In a similar vein, the French philosopher Blaise Pascal wrote in Pensées (1669):
When I consider the short duration of my life, swallowed up in an eternity before and after, the little space I fill engulfed in the infinite immensity of spaces whereof I know nothing, and which know nothing of me, I am terrified. The eternal silence of these infinite spaces frightens me.
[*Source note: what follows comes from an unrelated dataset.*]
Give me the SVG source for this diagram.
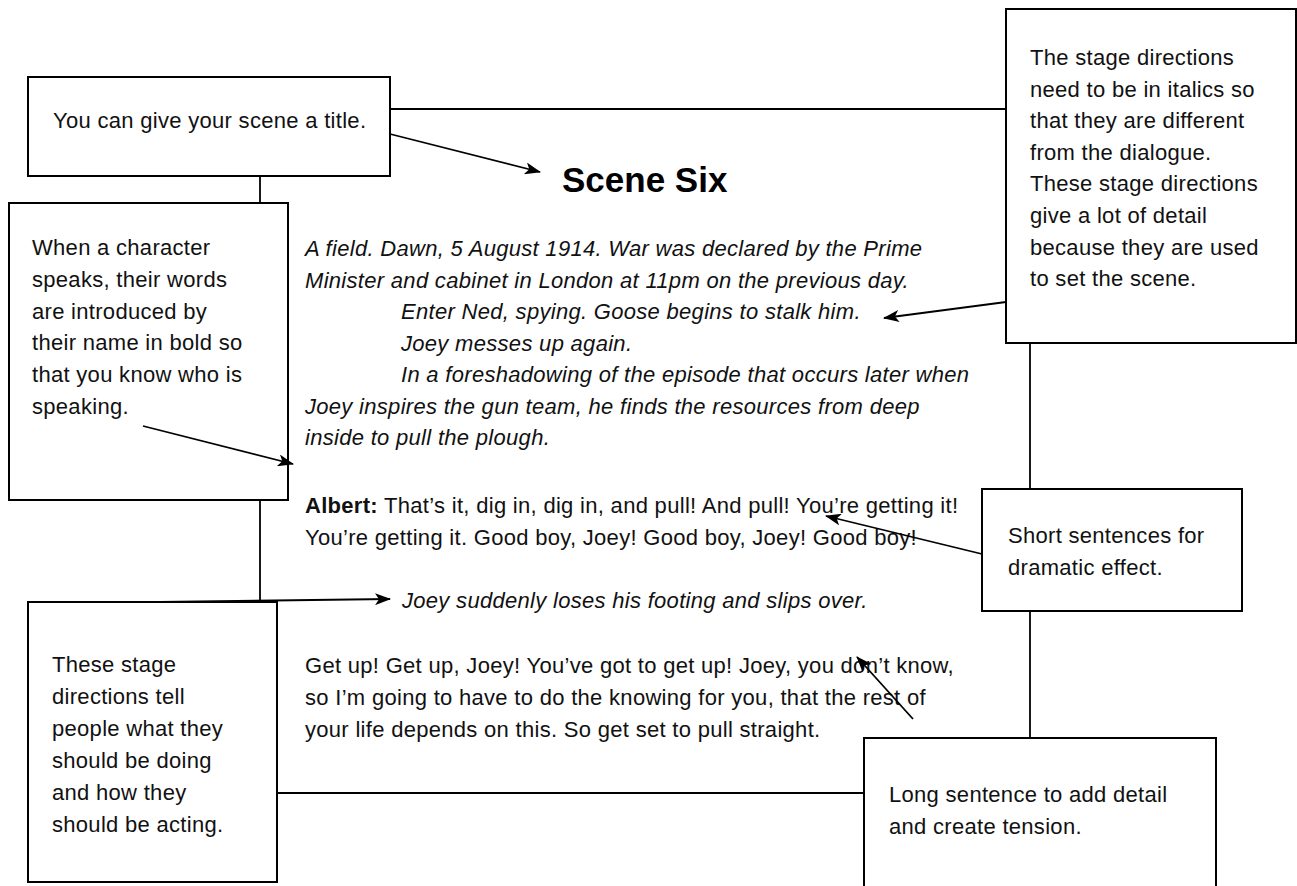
<svg xmlns="http://www.w3.org/2000/svg" width="1297" height="886" viewBox="0 0 1297 886">
<defs>
<style>
.box{fill:#fff;stroke:#000;stroke-width:2}
.t{font-family:"Liberation Sans",Arial,Helvetica,sans-serif;font-size:22px;letter-spacing:0.3px;fill:#111}
.i{font-style:italic}
.b{font-weight:bold}
.ttl{font-family:"Liberation Sans",Arial,Helvetica,sans-serif;font-size:35px;font-weight:bold;fill:#000}
.c{fill:none;stroke:#000;stroke-width:1.8}
.a{marker-end:url(#ah)}
</style>
<marker id="ah" markerUnits="userSpaceOnUse" markerWidth="16" markerHeight="12" refX="15" refY="6" orient="auto">
<path d="M0,0 L16,6 L0,12 L4,6 Z" fill="#000"/>
</marker>
</defs>
<rect width="1297" height="886" fill="#fff"/>

<g id="node-title-note">
<rect class="box" x="28" y="77" width="362" height="99"/>
<text class="t" x="53" y="128">You can give your scene a title.</text>
</g>

<g id="node-stage-note">
<rect class="box" x="1006" y="9" width="290" height="334"/>
<text class="t" x="1030" y="65">The stage directions</text>
<text class="t" x="1030" y="96.6">need to be in italics so</text>
<text class="t" x="1030" y="128.2">that they are different</text>
<text class="t" x="1030" y="159.8">from the dialogue.</text>
<text class="t" x="1030" y="191.4">These stage directions</text>
<text class="t" x="1030" y="223">give a lot of detail</text>
<text class="t" x="1030" y="254.6">because they are used</text>
<text class="t" x="1030" y="286.2">to set the scene.</text>
</g>

<g id="node-character-note">
<rect class="box" x="9" y="203" width="279" height="297"/>
<text class="t" x="32" y="255">When a character</text>
<text class="t" x="32" y="287">speaks, their words</text>
<text class="t" x="32" y="318.5">are introduced by</text>
<text class="t" x="32" y="350">their name in bold so</text>
<text class="t" x="32" y="382">that you know who is</text>
<text class="t" x="32" y="413.5">speaking.</text>
</g>

<g id="node-action-note">
<rect class="box" x="28" y="602" width="249" height="280"/>
<text class="t" x="52" y="672">These stage</text>
<text class="t" x="52" y="704">directions tell</text>
<text class="t" x="52" y="736">people what they</text>
<text class="t" x="52" y="768">should be doing</text>
<text class="t" x="52" y="800">and how they</text>
<text class="t" x="52" y="832">should be acting.</text>
</g>

<g id="node-short-note">
<rect class="box" x="982" y="489" width="260" height="122"/>
<text class="t" x="1008" y="543">Short sentences for</text>
<text class="t" x="1008" y="575">dramatic effect.</text>
</g>

<g id="node-long-note">
<rect class="box" x="864" y="738" width="352" height="170"/>
<text class="t" x="889" y="802">Long sentence to add detail</text>
<text class="t" x="889" y="834">and create tension.</text>
</g>

<g id="node-scene-title">
<text class="ttl" x="562" y="192">Scene Six</text>
</g>

<g id="node-script">
<text class="t i" x="305" y="256">A field. Dawn, 5 August 1914. War was declared by the Prime</text>
<text class="t i" x="305" y="287.5">Minister and cabinet in London at 11pm on the previous day.</text>
<text class="t i" x="401" y="319">Enter Ned, spying. Goose begins to stalk him.</text>
<text class="t i" x="401" y="350.5">Joey messes up again.</text>
<text class="t i" x="401" y="382">In a foreshadowing of the episode that occurs later when</text>
<text class="t i" x="305" y="413.5">Joey inspires the gun team, he finds the resources from deep</text>
<text class="t i" x="305" y="445">inside to pull the plough.</text>
<text class="t" x="305" y="513"><tspan class="b">Albert:</tspan> That’s it, dig in, dig in, and pull! And pull! You’re getting it!</text>
<text class="t" x="305" y="545">You’re getting it. Good boy, Joey! Good boy, Joey! Good boy!</text>
<text class="t i" x="402" y="608">Joey suddenly loses his footing and slips over.</text>
<text class="t" x="305" y="673">Get up! Get up, Joey! You’ve got to get up! Joey, you don’t know,</text>
<text class="t" x="305" y="705">so I’m going to have to do the knowing for you, that the rest of</text>
<text class="t" x="305" y="737">your life depends on this. So get set to pull straight.</text>
</g>

<g id="connectors">
<line class="c" x1="390" y1="109" x2="1006" y2="109"/>
<line class="c" x1="260" y1="176" x2="260" y2="203"/>
<line class="c" x1="260" y1="500" x2="260" y2="602"/>
<line class="c" x1="1030" y1="343" x2="1030" y2="489"/>
<line class="c" x1="1030" y1="611" x2="1030" y2="738"/>
<line class="c" x1="277" y1="793" x2="864" y2="793"/>
<line class="c a" x1="390" y1="134" x2="540" y2="172"/>
<line class="c a" x1="143" y1="426" x2="293" y2="464"/>
<line class="c a" x1="1006" y1="302" x2="884" y2="318"/>
<line class="c a" x1="982" y1="554" x2="826" y2="516"/>
<line class="c a" x1="160" y1="602" x2="390" y2="599"/>
<line class="c a" x1="913" y1="719" x2="857" y2="657"/>
</g>
</svg>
Commenting on this passage in Between Man and Man (1947), the Austrian-Israeli philosopher Martin Buber said that Pascal had experienced the ‘uncanniness of the heavens’, and thereby came to know ‘man’s limitation, his inadequacy, the casualness of his existence’. In the film Monty Python’s The Meaning of Life (1983), John Cleese and Eric Idle conspire to persuade a character, played by Terry Gilliam, to give up her liver for donation. Understandably reluctant, she is eventually won over by a song that sharply details just how comically inconsequential she is in the cosmic frame.
Even the relatively upbeat Sagan wasn’t, in fact, immune to the pessimistic point of view. As well as viewing it as a lesson in the need for collective goodwill, he also argued that the Pale Blue Dot challenges ‘our posturings, our imagined self-importance, and the delusion that we have some privileged position in the Universe’.